Hamburg. Die neuen Streiks bei Bahn und Airports schießen übers Ziel hinaus. So machen sich Ver.di und EVG bei vielen Bürgern keine Freunde.

Zunächst einmal sei klargestellt: Ich habe nichts gegen Gewerkschaften. Im Gegenteil. Schon seit mehr als 30 Jahren bin ich selbst Mitglied in einer. Insofern habe ich eine grundsätzliche Sympathie dafür, wenn sich die Vertreter der Arbeitnehmer gegenüber den Arbeitgebern dafür starkmachen, die berechtigten Interessen ihrer Klientel zu vertreten. Ebenso klar ist, dass das Lohnniveau in Deutschland angesichts der hohen Inflation nicht einfach stagnieren kann.

Gerade Beschäftigten in mäßig bezahlten Berufen fällt es immer schwerer, in Metropolen wie Hamburg ihren normalen Lebensunterhalt zu bestreiten. Fast überall sind Preise gestiegen, wurden Mieten und Nebenkosten erhöht, kamen neue Belastungen hinzu. Während die regionale Inflationsrate in Hamburg in der ersten Hälfte 2021 noch zwischen 1,6 und 2 Prozent lag, stieg sie schon in der zweiten Hälfte auf bis zu 4,7 Prozent an.

Inflation nach wie vor hoch, obwohl Energiepreise sinken

2022 wurde es dann mit dem russischen Angriff auf die Ukraine noch extremer, Vorjahresmonatsvergleiche zeigten an Alster, Bille und Elbe einen Anstieg von 5 bis 8,5, bundesweit sogar bis zu 8,7 Prozent. Für März 2023 notieren Statistiker eine Teuerungsrate von immerhin noch 7,4 Prozent, obwohl sich bereits abzeichnete, dass die Strom- und Gaspreise ebenso wieder fallen wie die Kosten für Heizöl und Diesel. Benzin allerdings bleibt bislang teuer wie selten zuvor. Wer nun, wie die Gewerkschaften Ver.di und EVG, in anstehenden Tarifverhandlungen um angemessene Lohnerhöhungen kämpft, hat also durchaus gute Argumente.

Allerdings: Es wird nicht möglich sein, jeder und jedem einfach mal einen kompletten Inflationsausgleich plus noch eine Schippe extra zu zahlen, ohne mittelfristig eine Lohn-Preis-Spirale in Gang zu setzen. Die Inflation verfestigt sich, die Leitzinsen müssten weiter steigen. Denn sind die fixen Löhne und Gehälter erst einmal erhöht, hebt dies das Kostenniveau im Land auf ein neues Level.

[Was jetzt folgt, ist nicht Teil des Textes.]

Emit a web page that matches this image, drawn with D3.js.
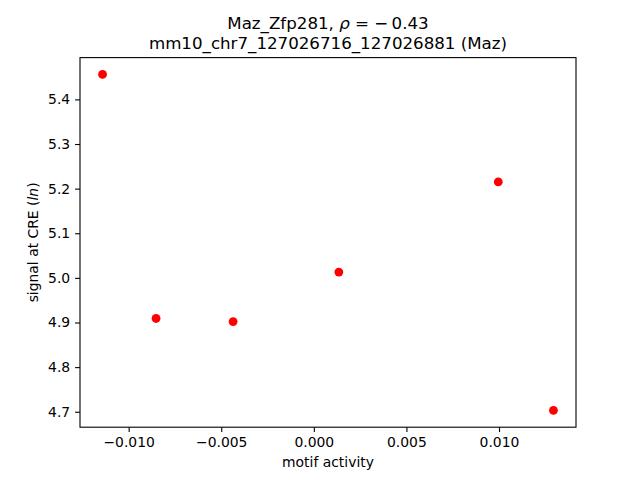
<!DOCTYPE html>
<html>
<head>
<meta charset="utf-8">
<script src="https://cdn.jsdelivr.net/npm/d3@7"></script>
<style>
  body { margin: 0; background: #fff; }
  svg { display: block; font-family: "DejaVu Sans", sans-serif; }
</style>
</head>
<body>
<svg id="chart" width="640" height="480"></svg>
<script>
const motifActivity = [-0.01141, -0.00852, -0.00436, 0.00135, 0.00996, 0.01294];
const signalAtCRE = [5.456, 4.909, 4.902, 5.013, 5.215, 4.703];
const xTicks = [-0.010, -0.005, 0.000, 0.005, 0.010];
const yTicks = [4.7, 4.8, 4.9, 5.0, 5.1, 5.2, 5.3, 5.4];

const svg = d3.select("#chart");
const margin = {left: 80, right: 576, top: 57.6, bottom: 427.2};

function padded(arr) {
  const [a, b] = d3.extent(arr);
  const m = (b - a) * 0.05;
  return [a - m, b + m];
}

const x = d3.scaleLinear().domain(padded(motifActivity)).range([margin.left, margin.right]);
const y = d3.scaleLinear().domain(padded(signalAtCRE)).range([margin.bottom, margin.top]);

svg.append("rect").attr("width", 640).attr("height", 480).attr("fill", "#fff");

const fmtX = v => (v < 0 ? "\u2212" : "") + Math.abs(v).toFixed(3);
const fmtY = v => v.toFixed(1);

const xAxis = svg.append("g").attr("transform", `translate(0,${margin.bottom})`)
  .call(d3.axisBottom(x).tickValues(xTicks).tickFormat(fmtX).tickSizeInner(4.9).tickSizeOuter(0).tickPadding(4.9));
const yAxis = svg.append("g").attr("transform", `translate(${margin.left},0)`)
  .call(d3.axisLeft(y).tickValues(yTicks).tickFormat(fmtY).tickSizeInner(4.9).tickSizeOuter(0).tickPadding(4.9));

[xAxis, yAxis].forEach(g => {
  g.select(".domain").remove();
  g.selectAll(".tick line").attr("stroke", "#000").attr("stroke-width", 1.1);
  g.selectAll(".tick text").attr("fill", "#000").style("font-size", "13.9px").style("font-family", "DejaVu Sans, sans-serif");
});

// frame
svg.append("rect")
  .attr("x", margin.left).attr("y", margin.top)
  .attr("width", margin.right - margin.left).attr("height", margin.bottom - margin.top)
  .attr("fill", "none").attr("stroke", "#000").attr("stroke-width", 1.1);

// points
svg.append("g").selectAll("circle")
  .data(motifActivity.map((v, i) => [v, signalAtCRE[i]]))
  .join("circle")
  .attr("cx", d => x(d[0]))
  .attr("cy", d => y(d[1]))
  .attr("r", 4.4)
  .attr("fill", "#ff0000");

// titles
const cx = (margin.left + margin.right) / 2;
const t1 = svg.append("text").attr("x", cx).attr("y", 29.3).attr("text-anchor", "middle")
  .style("font-size", "16.67px").attr("fill", "#000");
t1.append("tspan").text("Maz_Zfp281, ");
t1.append("tspan").style("font-style", "italic").text("\u03C1");
t1.append("tspan").text(" = \u2212\u20090.43");

svg.append("text").attr("x", cx).attr("y", 49.3).attr("text-anchor", "middle")
  .style("font-size", "16.67px").attr("fill", "#000")
  .text("mm10_chr7_127026716_127026881 (Maz)");

// axis labels
svg.append("text").attr("x", cx).attr("y", 467).attr("text-anchor", "middle")
  .style("font-size", "13.9px").attr("fill", "#000").text("motif activity");

const yl = svg.append("text").attr("transform", `translate(38,${(margin.top + margin.bottom) / 2}) rotate(-90)`)
  .attr("text-anchor", "middle").style("font-size", "13.9px").attr("fill", "#000");
yl.append("tspan").text("signal at CRE (");
yl.append("tspan").style("font-style", "italic").text("ln");
yl.append("tspan").text(")");
</script>
</body>
</html>
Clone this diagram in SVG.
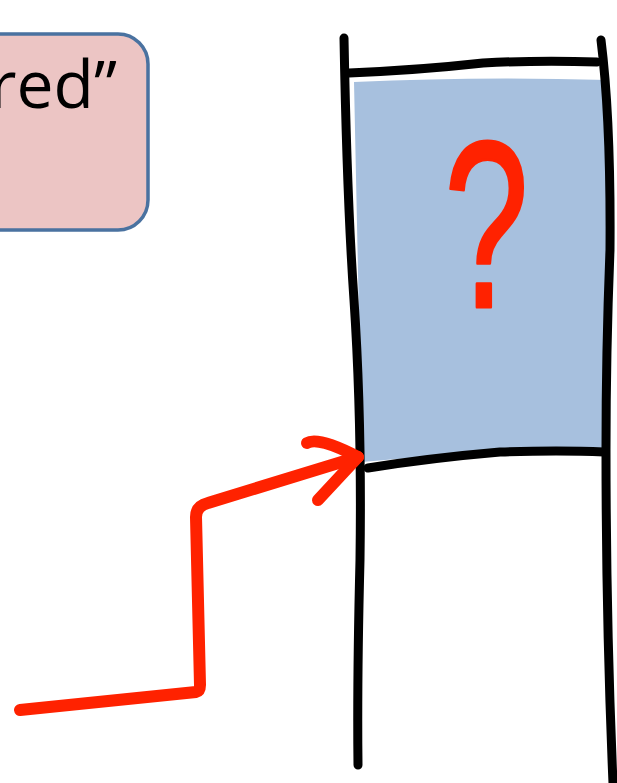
<svg xmlns="http://www.w3.org/2000/svg" width="617" height="783" viewBox="0 0 617 783">
<style>
.ink{fill:none;stroke:#000;stroke-width:9;stroke-linecap:round;stroke-linejoin:round}
.red{fill:none;stroke:#ff2200;stroke-width:12;stroke-linecap:round;stroke-linejoin:round}
</style>
<rect width="617" height="783" fill="#fff"/>
<g id="note">
<rect x="-60" y="34" width="208" height="196" rx="30" fill="#ecc5c4" stroke="#4a72a0" stroke-width="3.5"/>
<text x="117" y="108" text-anchor="end" font-family="'Open Sans','Liberation Sans',sans-serif" font-size="66" fill="#000">red”</text>
</g>
<g id="stack">
<path d="M354,82 Q480,76 608,80 L608,455 Q490,450 362,462 Z" fill="#a7c0de"/>
<path class="ink" d="M344,38 Q347,200 354,300 Q362,420 360,560 Q357,680 358,765"/>
<path class="ink" d="M601,40 Q611,120 610,250 Q606,350 606,450 Q606,620 613,783"/>
<path class="ink" d="M349,73 Q420,70 483,63 Q540,60 597,62"/>
<path class="ink" d="M368,468 Q430,458 500,452 Q560,450 604,452"/>
<text x="0" y="0" transform="translate(444,307) scale(0.64,1)" font-family="'Liberation Sans',sans-serif" font-size="238" fill="#ff2200" stroke="#ff2200" stroke-width="3" stroke-linejoin="round">?</text>
</g>
<g id="connectors">
<path class="red" d="M20,710 L196,692 Q200,691 200,685 L196,517 Q196,506 208,503 L358,457"/>
<path class="red" d="M307,443 Q318,436 358,457 L318,500"/>
</g>
</svg>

Was angemessen ist und was nicht, wird allerdings noch höchst unterschiedlich beurteilt. Wirtschaftsforscher von DIW und IW sehen, bezogen auf Großbetriebe, in seltener Einigkeit bislang ebenso wie Gewerkschaften eher eine Gewinn-Preis-Spirale und einen Anstieg der Produktivität und Profitabilität bei Unternehmen. Diese haben demnach oft ihre Margen stärker erhöht, als nötig gewesen wäre.

Für die Bahn und die Mitglieder im Bundesverband der Luftsicherheitsunternehmen gilt das allerdings nicht. Deshalb zieren sich beide, im aktuellen Tarifkonflikt Vorschläge zu machen, die den Gewerkschaften noch weiter entgegenkommen. Die Folgen sind mal wieder unangenehm, vor allem für die Bürger: Wer vor dem Wochenende große Reisepläne hatte, muss sich wohl davon verabschieden. Oder, falls möglich, aufs Auto umsteigen. Bahn-Pendler haken den Freitag am besten ganz ab.

In Hamburg Bahn und Luftverkehr zeitgleich lahmgelegt

Zeitgleich den Bahn- und den Luftverkehr lahmzulegen hat schon einen Hauch von Generalstreik. Erstaunlich, dass dies von den Gewerkschaften so gar nicht geplant war. Man habe sich bloß „im Vorfeld nicht abgesprochen“, heißt es. Viele Menschen, nicht nur in Hamburg und Umgebung, werden dafür nur wenig Verständnis aufbringen.

Es ist zwar nachvollziehbar, dass mit relativ kleinem Einsatz größtmögliche Aufmerksamkeit erzeugt werden soll. Aber bitte: Ist es zu viel verlangt, dass sich Ver.di und EVG mal unterhalten und nicht zwei wichtige Verkehrsträger zum selben Termin lahmlegen? Das zumindest sollten autonome Tarifpartner hinbekommen im für alle nicht ganz einfachen Jahr 2023.